In this project we propose a data analytics approach, which we will apply in the field of flood forecasting and warning systems as our case study. Nevertheless, this approach should be scalable and transferable to inform other applications. Mainly, we plan to develop methodologies for data integration and discovery of complex inter-data relationships that will leverage remotely sensed and ground based observations, and the latest Machine Learning and MI approaches with the aim of answering the following research questions:
How to develop AI schemes that are efficiently capable of establishing ontology-based data integration of environmental drivers variables (e.g., observed rainfall, antecedent soil moisture, land cover classification, and upstream water levels) and response variables (e.g., observed downstream water levels, observed flood extent, and numerical model outputs)?

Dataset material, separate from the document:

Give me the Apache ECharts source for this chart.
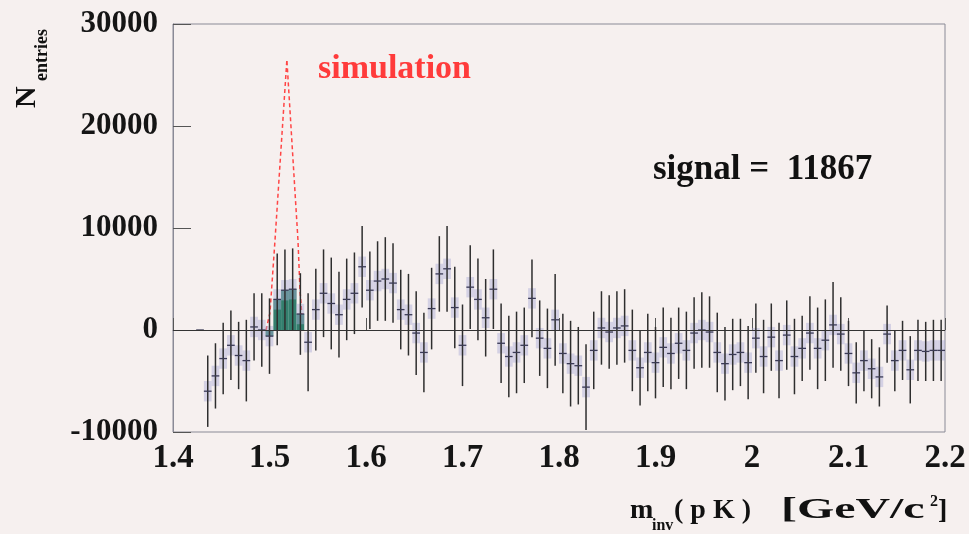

How to utilize these schemes in establishing data-based predictive capabilities in flood applications in the short term (e.g., extreme events and large scale local projects) as well as in long term (e.g., climate change and anthropogenic manipulation of the landscape)?
What is the predictability power of the integrated catalog of multi-scale, multi-resolution data through machine learning methodologies, beyond what can be derived from a single data source, or a sub-group of sources?
How can the large number of datasets/variables be reduced to a more restricted set with predictive power?